Entries with chart source code:
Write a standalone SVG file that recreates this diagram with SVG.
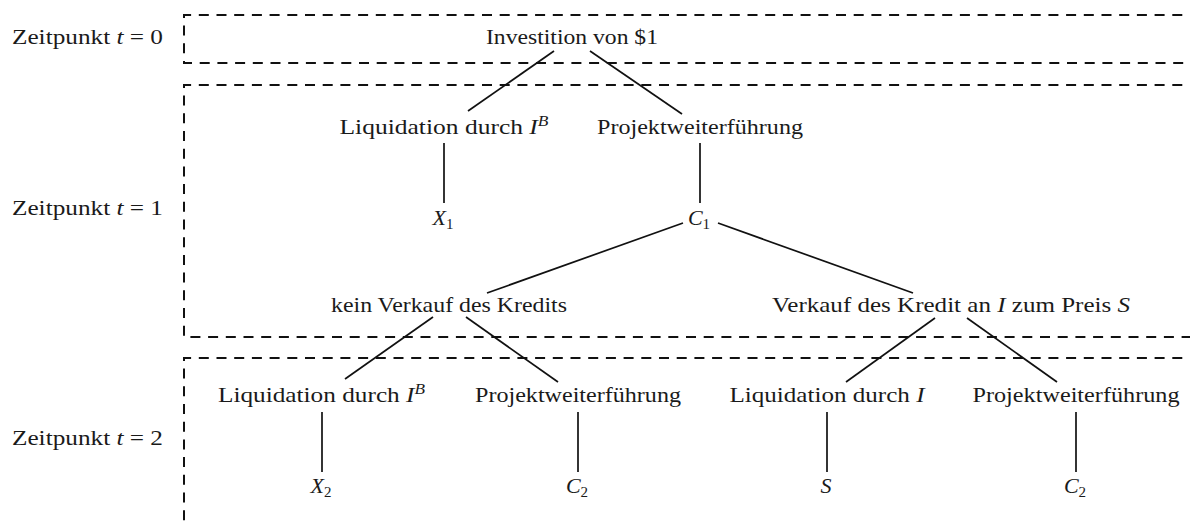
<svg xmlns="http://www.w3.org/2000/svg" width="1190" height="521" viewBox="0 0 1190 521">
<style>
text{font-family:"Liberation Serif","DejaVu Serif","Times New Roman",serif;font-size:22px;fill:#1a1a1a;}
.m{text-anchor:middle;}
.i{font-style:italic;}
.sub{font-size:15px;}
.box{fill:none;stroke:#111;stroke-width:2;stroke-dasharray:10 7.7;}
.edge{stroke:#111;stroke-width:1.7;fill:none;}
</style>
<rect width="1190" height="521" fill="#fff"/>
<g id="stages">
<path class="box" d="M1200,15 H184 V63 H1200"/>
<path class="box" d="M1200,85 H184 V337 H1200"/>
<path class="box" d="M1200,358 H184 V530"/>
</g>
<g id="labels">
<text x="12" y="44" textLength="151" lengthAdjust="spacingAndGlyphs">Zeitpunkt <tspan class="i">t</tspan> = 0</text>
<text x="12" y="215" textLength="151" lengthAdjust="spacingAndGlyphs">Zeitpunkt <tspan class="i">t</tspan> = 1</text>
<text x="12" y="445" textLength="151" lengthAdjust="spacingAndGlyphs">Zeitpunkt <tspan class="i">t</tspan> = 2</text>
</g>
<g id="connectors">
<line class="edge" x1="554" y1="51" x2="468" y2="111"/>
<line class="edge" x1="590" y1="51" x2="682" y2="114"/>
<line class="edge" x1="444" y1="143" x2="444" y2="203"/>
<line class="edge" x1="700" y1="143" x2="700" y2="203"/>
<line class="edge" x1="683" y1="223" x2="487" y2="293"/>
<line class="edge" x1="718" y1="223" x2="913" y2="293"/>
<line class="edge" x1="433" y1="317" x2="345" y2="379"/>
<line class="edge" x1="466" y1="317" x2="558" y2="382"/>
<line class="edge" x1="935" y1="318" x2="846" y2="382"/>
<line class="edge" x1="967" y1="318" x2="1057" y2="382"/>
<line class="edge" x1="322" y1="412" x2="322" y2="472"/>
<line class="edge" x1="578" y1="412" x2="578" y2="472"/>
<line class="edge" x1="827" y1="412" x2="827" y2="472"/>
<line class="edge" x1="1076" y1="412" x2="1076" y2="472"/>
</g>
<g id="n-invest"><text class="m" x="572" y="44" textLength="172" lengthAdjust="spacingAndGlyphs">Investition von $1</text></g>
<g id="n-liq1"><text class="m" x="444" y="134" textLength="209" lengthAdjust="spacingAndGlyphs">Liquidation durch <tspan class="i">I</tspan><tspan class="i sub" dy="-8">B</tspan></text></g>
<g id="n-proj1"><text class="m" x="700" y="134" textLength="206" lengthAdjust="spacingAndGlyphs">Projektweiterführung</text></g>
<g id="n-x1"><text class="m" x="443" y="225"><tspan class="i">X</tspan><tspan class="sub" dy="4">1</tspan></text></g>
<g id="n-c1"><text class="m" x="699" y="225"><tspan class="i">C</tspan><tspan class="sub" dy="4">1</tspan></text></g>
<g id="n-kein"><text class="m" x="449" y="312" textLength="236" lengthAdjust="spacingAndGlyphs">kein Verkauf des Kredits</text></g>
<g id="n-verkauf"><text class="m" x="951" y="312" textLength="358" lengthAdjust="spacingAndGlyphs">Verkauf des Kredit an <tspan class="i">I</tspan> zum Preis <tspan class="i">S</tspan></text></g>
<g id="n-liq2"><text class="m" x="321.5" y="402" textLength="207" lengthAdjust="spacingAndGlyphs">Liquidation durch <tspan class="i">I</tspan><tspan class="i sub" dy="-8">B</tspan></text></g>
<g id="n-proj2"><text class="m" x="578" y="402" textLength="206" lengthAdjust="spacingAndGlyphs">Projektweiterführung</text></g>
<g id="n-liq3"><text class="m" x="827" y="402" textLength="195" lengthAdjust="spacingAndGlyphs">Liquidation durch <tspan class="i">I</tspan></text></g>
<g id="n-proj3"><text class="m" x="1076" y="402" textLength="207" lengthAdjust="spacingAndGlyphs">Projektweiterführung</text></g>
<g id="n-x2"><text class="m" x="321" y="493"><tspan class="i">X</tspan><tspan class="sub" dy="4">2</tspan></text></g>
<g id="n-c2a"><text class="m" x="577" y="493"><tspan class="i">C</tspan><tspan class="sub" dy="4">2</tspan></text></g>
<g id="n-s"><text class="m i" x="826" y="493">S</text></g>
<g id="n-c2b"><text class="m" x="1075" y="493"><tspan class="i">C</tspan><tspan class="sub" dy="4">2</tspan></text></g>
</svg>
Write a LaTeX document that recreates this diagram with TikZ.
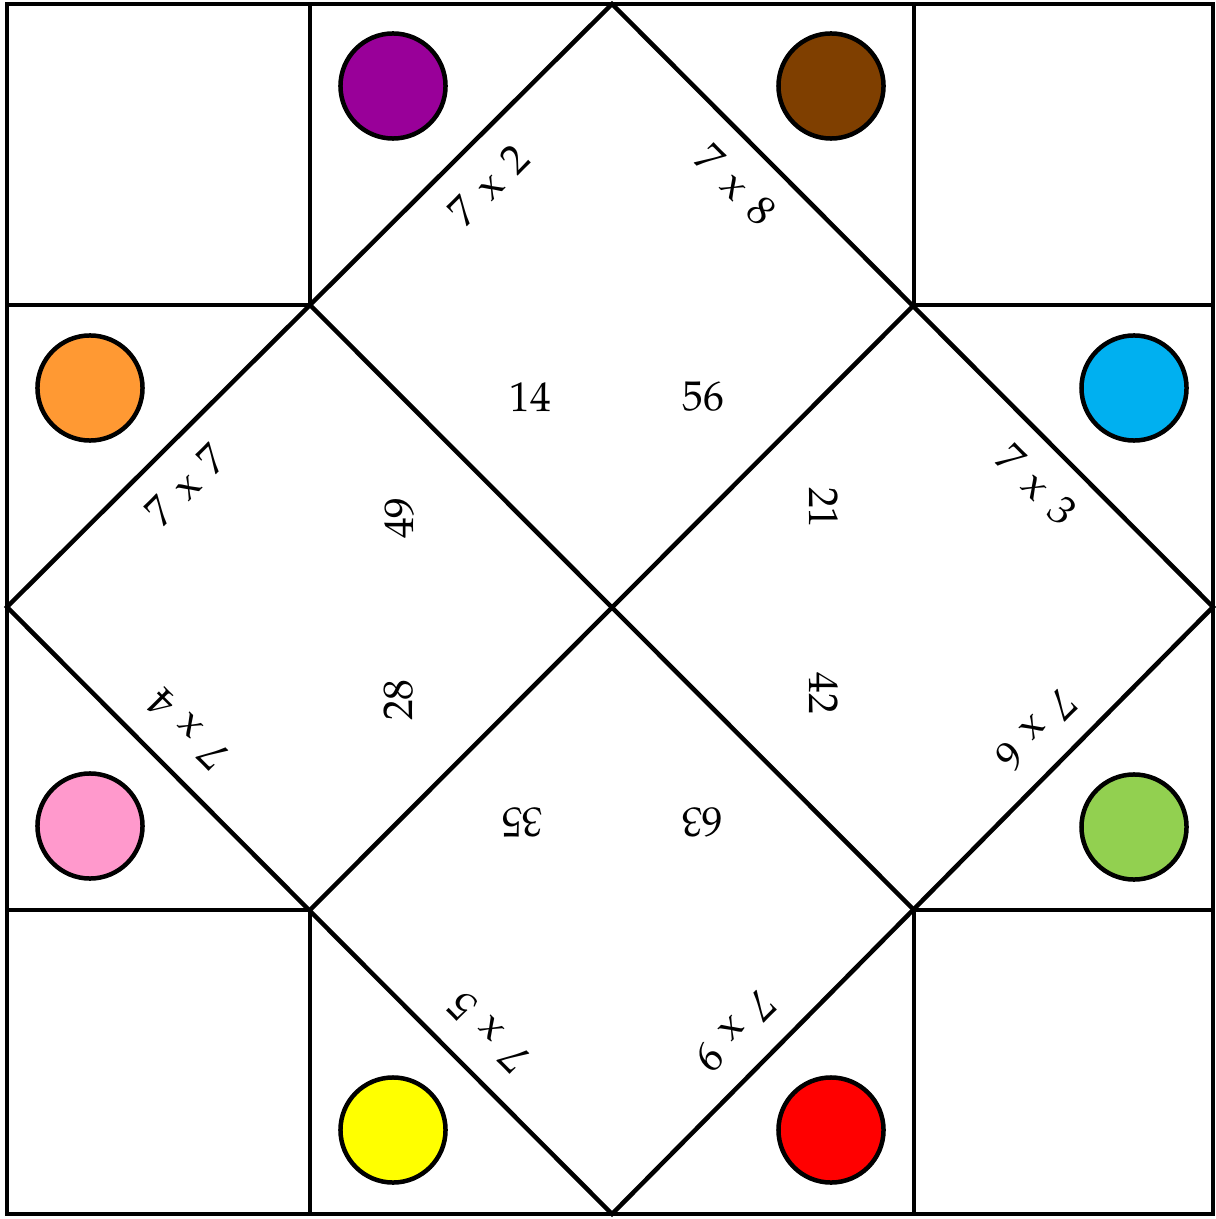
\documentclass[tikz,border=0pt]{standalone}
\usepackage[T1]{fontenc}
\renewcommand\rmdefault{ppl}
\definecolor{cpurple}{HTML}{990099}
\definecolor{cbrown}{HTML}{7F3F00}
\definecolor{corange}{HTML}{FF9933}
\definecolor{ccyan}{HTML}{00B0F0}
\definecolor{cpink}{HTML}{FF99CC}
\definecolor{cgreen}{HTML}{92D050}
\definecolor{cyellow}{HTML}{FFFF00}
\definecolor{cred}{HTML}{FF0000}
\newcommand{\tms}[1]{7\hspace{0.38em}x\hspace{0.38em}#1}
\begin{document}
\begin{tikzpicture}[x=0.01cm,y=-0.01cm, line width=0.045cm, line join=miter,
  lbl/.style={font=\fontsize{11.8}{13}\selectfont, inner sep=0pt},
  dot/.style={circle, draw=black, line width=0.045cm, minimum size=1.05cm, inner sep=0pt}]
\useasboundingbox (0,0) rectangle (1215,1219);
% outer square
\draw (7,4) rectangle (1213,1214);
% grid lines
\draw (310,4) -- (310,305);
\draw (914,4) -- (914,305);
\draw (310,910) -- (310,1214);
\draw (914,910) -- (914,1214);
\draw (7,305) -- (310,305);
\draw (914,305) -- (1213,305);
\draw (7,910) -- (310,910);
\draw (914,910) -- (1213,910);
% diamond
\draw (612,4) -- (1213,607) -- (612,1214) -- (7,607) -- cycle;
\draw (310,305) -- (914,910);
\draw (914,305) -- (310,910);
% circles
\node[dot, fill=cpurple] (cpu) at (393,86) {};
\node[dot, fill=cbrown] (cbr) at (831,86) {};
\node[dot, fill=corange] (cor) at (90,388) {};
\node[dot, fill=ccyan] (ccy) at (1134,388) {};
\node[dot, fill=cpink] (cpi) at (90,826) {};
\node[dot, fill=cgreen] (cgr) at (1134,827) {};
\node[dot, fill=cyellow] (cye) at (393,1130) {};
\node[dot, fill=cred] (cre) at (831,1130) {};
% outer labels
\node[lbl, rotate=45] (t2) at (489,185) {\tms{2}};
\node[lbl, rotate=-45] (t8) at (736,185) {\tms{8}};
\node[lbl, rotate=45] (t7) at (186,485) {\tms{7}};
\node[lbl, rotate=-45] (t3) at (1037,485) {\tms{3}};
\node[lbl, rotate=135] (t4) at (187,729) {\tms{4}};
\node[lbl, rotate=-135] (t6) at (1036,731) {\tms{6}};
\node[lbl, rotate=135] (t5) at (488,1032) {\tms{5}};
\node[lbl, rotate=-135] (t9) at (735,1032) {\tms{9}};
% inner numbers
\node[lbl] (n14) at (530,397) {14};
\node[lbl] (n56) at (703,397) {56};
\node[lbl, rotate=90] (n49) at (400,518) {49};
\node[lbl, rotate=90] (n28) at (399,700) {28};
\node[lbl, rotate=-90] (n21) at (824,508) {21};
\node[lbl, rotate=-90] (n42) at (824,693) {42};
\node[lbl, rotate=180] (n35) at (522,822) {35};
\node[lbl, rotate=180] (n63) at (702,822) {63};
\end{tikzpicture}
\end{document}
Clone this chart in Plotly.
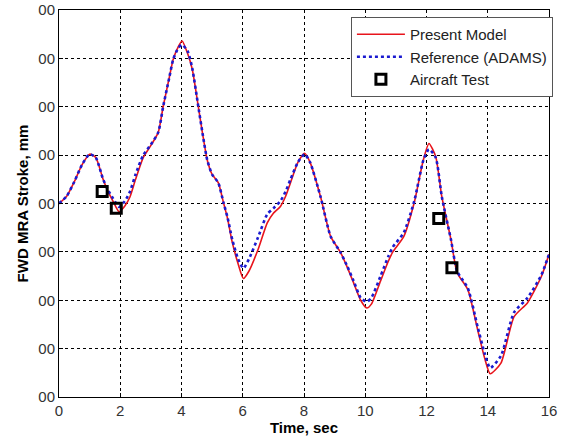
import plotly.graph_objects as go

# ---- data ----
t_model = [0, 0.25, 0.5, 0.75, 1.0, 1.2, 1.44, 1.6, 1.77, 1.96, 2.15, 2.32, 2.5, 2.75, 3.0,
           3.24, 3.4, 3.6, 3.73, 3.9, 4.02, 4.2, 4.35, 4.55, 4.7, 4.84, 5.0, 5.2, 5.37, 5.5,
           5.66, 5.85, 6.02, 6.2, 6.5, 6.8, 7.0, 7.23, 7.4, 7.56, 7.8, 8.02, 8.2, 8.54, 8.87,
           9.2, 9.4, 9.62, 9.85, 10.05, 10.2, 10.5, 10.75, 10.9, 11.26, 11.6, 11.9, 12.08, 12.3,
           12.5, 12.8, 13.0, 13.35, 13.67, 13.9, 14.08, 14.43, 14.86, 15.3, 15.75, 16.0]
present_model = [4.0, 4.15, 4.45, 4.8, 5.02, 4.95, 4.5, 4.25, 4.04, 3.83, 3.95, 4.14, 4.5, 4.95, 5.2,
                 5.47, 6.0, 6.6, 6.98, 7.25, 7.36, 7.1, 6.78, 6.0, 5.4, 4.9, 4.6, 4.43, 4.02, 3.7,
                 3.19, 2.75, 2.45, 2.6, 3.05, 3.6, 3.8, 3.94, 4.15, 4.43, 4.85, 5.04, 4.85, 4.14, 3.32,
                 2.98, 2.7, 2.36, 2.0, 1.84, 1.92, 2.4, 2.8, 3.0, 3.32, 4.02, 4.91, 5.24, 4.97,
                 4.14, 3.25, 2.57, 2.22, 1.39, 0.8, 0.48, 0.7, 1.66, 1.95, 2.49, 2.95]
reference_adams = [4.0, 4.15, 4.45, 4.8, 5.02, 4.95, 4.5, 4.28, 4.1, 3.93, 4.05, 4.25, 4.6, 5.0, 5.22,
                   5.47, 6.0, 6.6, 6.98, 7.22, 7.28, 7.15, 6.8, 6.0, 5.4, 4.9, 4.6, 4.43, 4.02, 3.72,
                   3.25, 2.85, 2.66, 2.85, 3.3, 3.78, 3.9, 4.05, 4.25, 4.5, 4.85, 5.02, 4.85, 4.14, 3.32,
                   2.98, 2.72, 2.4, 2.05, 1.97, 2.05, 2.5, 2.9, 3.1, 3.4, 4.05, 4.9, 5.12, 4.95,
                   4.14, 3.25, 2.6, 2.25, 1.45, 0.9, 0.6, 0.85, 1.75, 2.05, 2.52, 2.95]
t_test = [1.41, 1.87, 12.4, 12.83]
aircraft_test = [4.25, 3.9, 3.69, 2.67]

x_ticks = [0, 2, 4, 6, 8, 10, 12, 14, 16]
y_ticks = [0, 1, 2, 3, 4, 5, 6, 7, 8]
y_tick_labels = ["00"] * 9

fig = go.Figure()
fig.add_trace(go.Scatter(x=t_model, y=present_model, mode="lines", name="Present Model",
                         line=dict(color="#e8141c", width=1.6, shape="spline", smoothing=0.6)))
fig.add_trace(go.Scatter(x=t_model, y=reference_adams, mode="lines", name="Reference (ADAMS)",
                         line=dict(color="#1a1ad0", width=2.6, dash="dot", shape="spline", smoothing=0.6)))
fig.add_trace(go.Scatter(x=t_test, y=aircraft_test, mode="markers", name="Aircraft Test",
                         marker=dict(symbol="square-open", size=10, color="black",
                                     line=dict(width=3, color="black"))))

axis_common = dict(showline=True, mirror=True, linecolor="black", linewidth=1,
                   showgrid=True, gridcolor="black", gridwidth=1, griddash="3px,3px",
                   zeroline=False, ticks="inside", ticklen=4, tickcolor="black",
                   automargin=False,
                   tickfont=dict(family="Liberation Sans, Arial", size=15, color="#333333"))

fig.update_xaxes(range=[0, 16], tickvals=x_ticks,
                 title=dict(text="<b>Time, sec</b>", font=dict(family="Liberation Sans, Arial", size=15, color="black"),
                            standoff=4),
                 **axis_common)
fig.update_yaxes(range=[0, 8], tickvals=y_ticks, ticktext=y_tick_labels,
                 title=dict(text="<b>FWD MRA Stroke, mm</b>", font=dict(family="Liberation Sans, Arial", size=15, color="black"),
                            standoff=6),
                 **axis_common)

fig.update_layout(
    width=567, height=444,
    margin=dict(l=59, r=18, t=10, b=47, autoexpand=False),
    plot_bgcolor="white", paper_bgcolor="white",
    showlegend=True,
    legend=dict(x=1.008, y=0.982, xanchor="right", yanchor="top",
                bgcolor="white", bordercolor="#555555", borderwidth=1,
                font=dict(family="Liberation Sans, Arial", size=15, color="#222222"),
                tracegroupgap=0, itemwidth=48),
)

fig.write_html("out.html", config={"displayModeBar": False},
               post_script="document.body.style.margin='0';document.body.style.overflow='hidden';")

# EXERCISE BRIEF
In the entries above, how many lines contain the word "diagram"? Answer with the number only.

# FULL RESPONSE
2